Antibiotic resistance development is a natural process of adaption leading to a limited lifespan of antibiotics. Unnecessary and inappropriate use of antibiotics favours the emergence and spread of resistant bacteria. A crisis has been building up over decades, so that today common and life-threatening infections are becoming difficult or even impossible to treat. It is time to take much stronger action worldwide to avert an ever increasing health and economic burden. A new WHO publication "The evolving threat of antimicrobial resistance - Options for action" describes examples of policy activities that have addressed AMR in different parts of the world.

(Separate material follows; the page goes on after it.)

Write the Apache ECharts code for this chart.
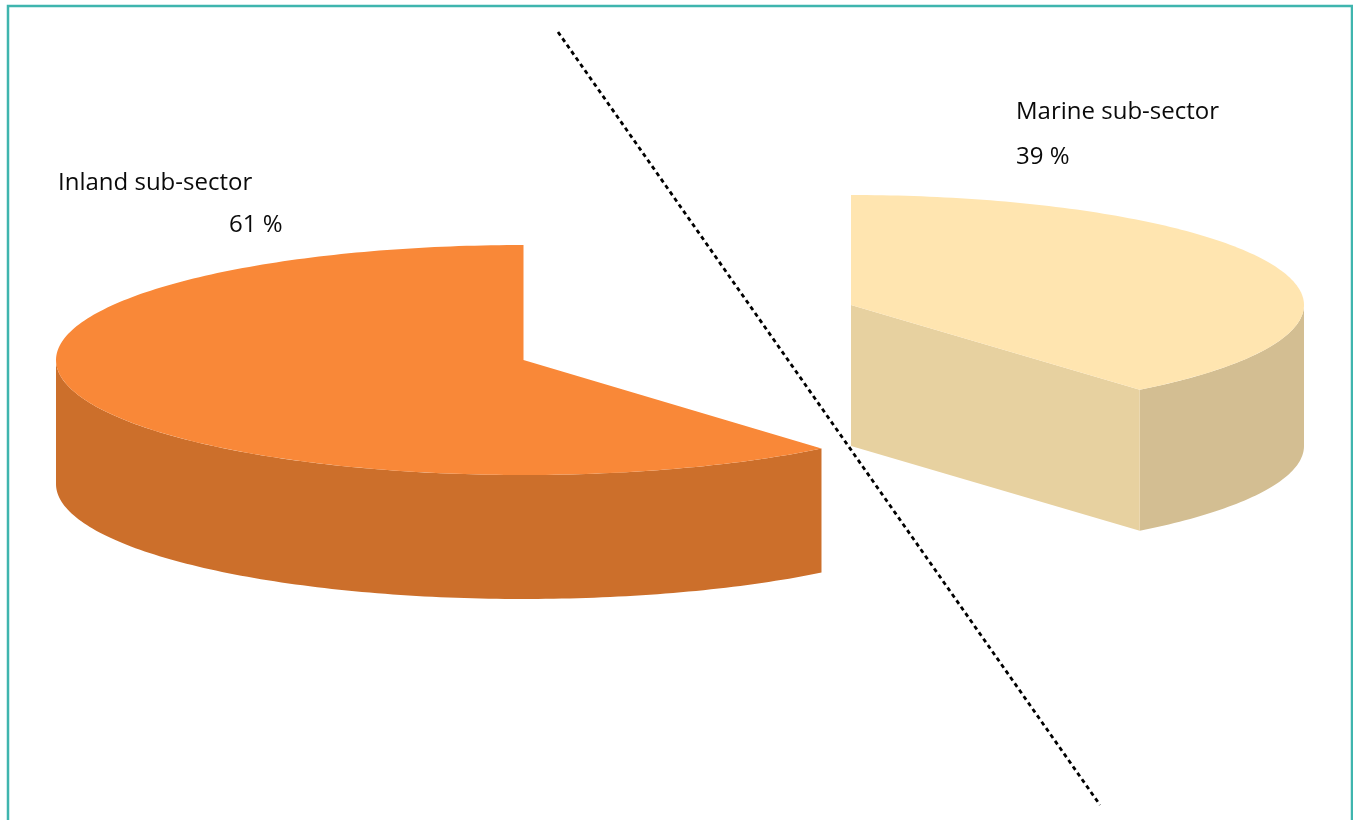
<!DOCTYPE html>
<html>
<head>
<meta charset="utf-8">
<style>html,body{margin:0;padding:0;background:#fff;overflow:hidden}#c{width:1353px;height:820px}</style>
<script src="https://cdn.jsdelivr.net/npm/echarts@6/dist/echarts.min.js"></script>
</head>
<body>
<div id="c"></div>
<script>
const categories = ['Inland sub-sector', 'Marine sub-sector'];
const shares = [61, 39];

// layout of each exploded slice: drawn from shares through renderItem
const layouts = [
  {cx:523.5, cy:360, rx:467.5, ry:115, depth:124, top:'#F98838', side:'#CC6F2B', wall:null,
   clockwise:false, nameX:58, nameY:183, pctX:229, pctY:225},
  {cx:851, cy:305, rx:453, ry:110, depth:141, top:'#FFE5B0', side:'#D3BE92', wall:'#E7D1A0',
   clockwise:true, nameX:1016, nameY:112, pctX:1016, pctY:157}
];
const fontFamily = '"Open Sans", "Noto Sans", sans-serif';
const total = shares.reduce((a, b) => a + b, 0);

function pt(l, deg, dz) {
  const r = deg * Math.PI / 180;
  return [l.cx + l.rx * Math.sin(r), l.cy - l.ry * Math.cos(r) + (dz || 0)];
}
function arc(l, a0, a1, dz) {
  const out = [], n = Math.max(2, Math.ceil(Math.abs(a1 - a0)));
  for (let i = 0; i <= n; i++) out.push(pt(l, a0 + (a1 - a0) * i / n, dz));
  return out;
}
function renderSlice(params, api) {
  const i = params.dataIndex, l = layouts[i], v = api.value(0);
  const sweep = v / total * 360;
  const a0 = l.clockwise ? 0 : 360 - sweep;
  const a1 = l.clockwise ? sweep : 360;
  const kids = [];
  // outer rim visible on the front half (90..270 degrees)
  const s0 = Math.max(a0, 90), s1 = Math.min(a1, 270);
  if (s1 > s0) {
    const upper = arc(l, s0, s1, 0), lower = arc(l, s1, s0, l.depth);
    kids.push({type:'polygon', shape:{points:upper.concat(lower)}, style:{fill:l.side}});
  }
  if (l.wall) {
    const e = pt(l, sweep, 0), e2 = pt(l, sweep, l.depth);
    kids.push({type:'polygon', shape:{points:[[l.cx,l.cy],e,e2,[l.cx,l.cy+l.depth]]}, style:{fill:l.wall}});
  }
  kids.push({type:'polygon', shape:{points:[[l.cx,l.cy]].concat(arc(l, a0, a1, 0))}, style:{fill:l.top}});
  kids.push({type:'text', style:{x:l.nameX, y:l.nameY, text:categories[i], fill:'#0a0a0a',
    font:'24px ' + fontFamily, textAlign:'left', textVerticalAlign:'middle'}});
  kids.push({type:'text', style:{x:l.pctX, y:l.pctY, text:v + ' %', fill:'#0a0a0a',
    font:'24px ' + fontFamily, textAlign:'left', textVerticalAlign:'middle'}});
  return {type:'group', children:kids};
}

const chart = echarts.init(document.getElementById('c'), null, {renderer:'canvas'});
chart.setOption({
  animation:false,
  backgroundColor:'#fff',
  graphic:[
    {type:'rect', z:-1, shape:{x:8, y:6, width:1344, height:900},
     style:{fill:'none', stroke:'#3FB5AE', lineWidth:2.5}},
    {type:'line', z:10, shape:{x1:558, y1:32, x2:1100, y2:805},
     style:{stroke:'#000', lineWidth:2.8, lineDash:[4.2,3.6]}}
  ],
  series:[{
    type:'custom',
    coordinateSystem:'none',
    renderItem:renderSlice,
    data:shares.map((v, i) => ({name:categories[i], value:[v]}))
  }]
});
</script>
</body>
</html>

The aim is to raise awareness and to stimulate further coordinated efforts.

 

While I’ve only briefly skimmed this publication, it appears to be a pretty good introduction and overview of the problem, and contains a good deal of data gathered from around the world.

 

Last year, you may recall, the the theme of World Health Day was combating drug resistance.

 

World Health Day – 7 April 2011
Antimicrobial resistance: no action today, no cure tomorrow

Arrow hits the bulls-eye of a target with slogan: Combat drug resistance - no action today, no cure tomorrow

 

While we often hear of potential threats to our health that – quite frankly – are rare and unlikely, antimicrobial resistance is neither.

 

It already has a major impact on our health care system, and that impact is growing by the day.

 

We literally risk losing our front line drugs against a variety of aggressive and deadly pathogens.

 

Unless we face the problem now, and change our cavalier attitude on the use of antibiotics, we face a future where effective lifesaving antibiotics may be increasingly difficult to find.